Brown student researchers determined that the ELC greenhouse was unused by ELC staff and students, and was being utilized for storage rather than a green growing space for education. With input from the ELC staff, Brown students outlined a plan to increase safety, beauty, organization and cleanliness to increase functionality and usage within the ELC curriculum. The newly organized greenhouse re-opens a safe and colorful space that is appropriate for younger students, and encourages staff to incorporate the room into their day to day activities.
Additional Rainwater Barrel
In an earlier stage of the project, four rain barrels were installed at John Hope: 3 on the ELC side and 1 on the OST side. After speaking with staff of the ELC and OST, it was determined that John Hope, particularly the OST, would benefit from the addition of another rain barrel. After researching various ways to create a rain barrel, it was decided that a rain barrel would be constructed using a salvaged 50-gallon food-grade drum because of the reduced cost. This new rain barrel will enable the OST staff and students to better utilize rainwater as a means to irrigate vegetable gardens during the summer months.

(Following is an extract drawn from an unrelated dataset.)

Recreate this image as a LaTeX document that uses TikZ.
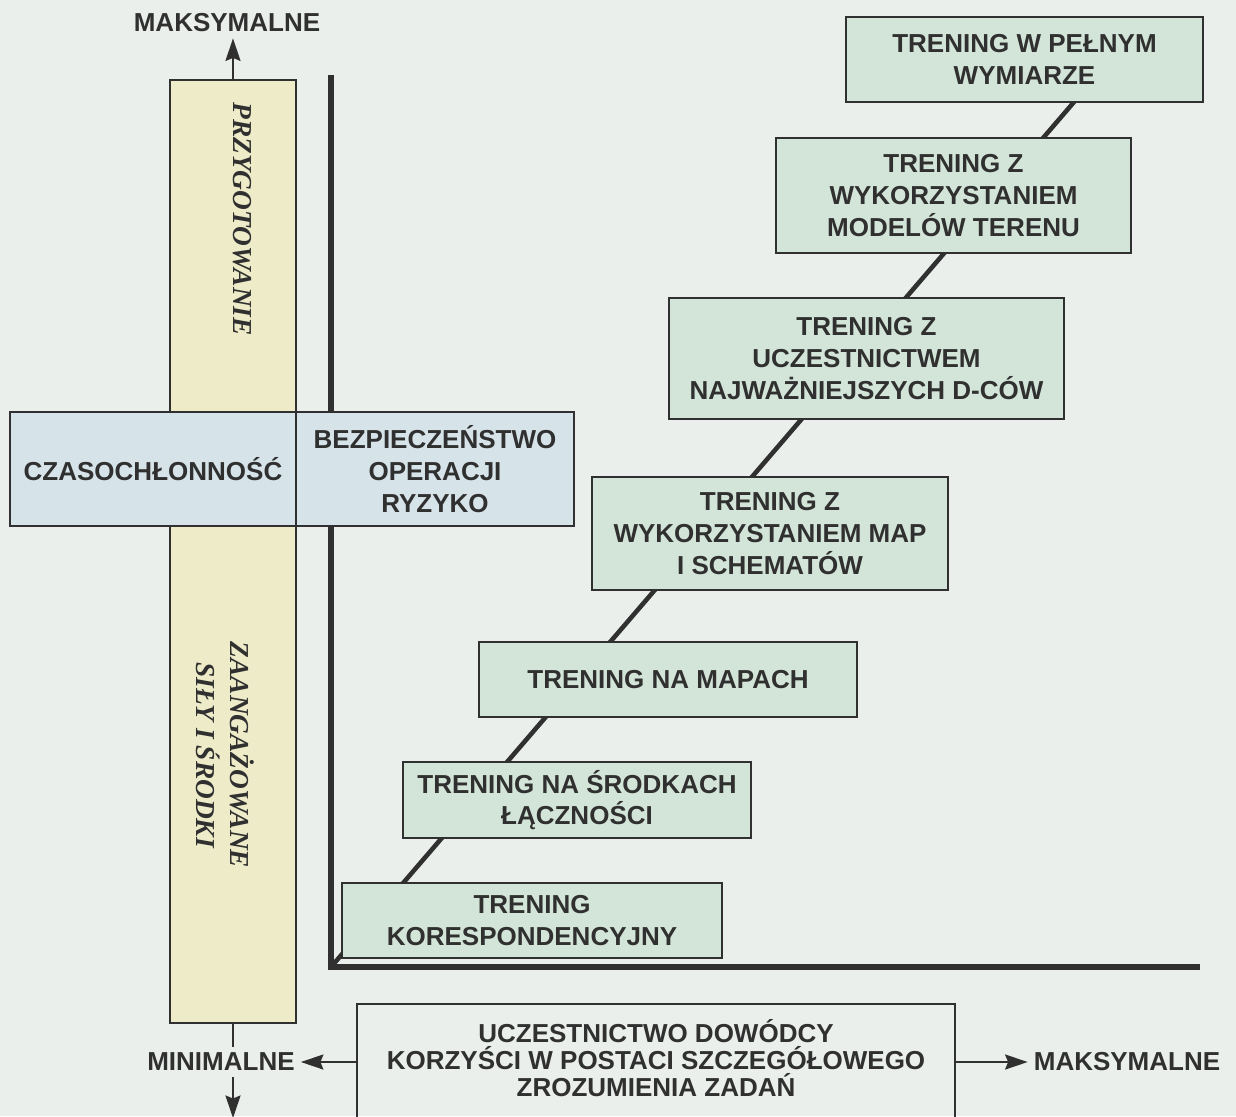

John Hope Welcome Sign and Bed Labels
After multiple incidents of stolen vegetables from the OST garden, Brown students decided to create a welcome sign in an attempt to discourage future theft. With the help of OST staff, they developed the language of the sign, which explains the purpose of the gardens and thanks everyone for respecting the space and leaving the vegetables for the students. The welcome sign works to prevent the loss of student-grown vegetables and engage community members who are interested in learning more about John Hope Settlement House.
The OST Kitchen
Brown students assessed the John Hope kitchen and determined what supplies and non-perishable food items were necessary to make the kitchen conducive to cooking classes. Through donations from the Brown community and by purchasing new items with BSA Inspire grant money they were able to successfully complete this task.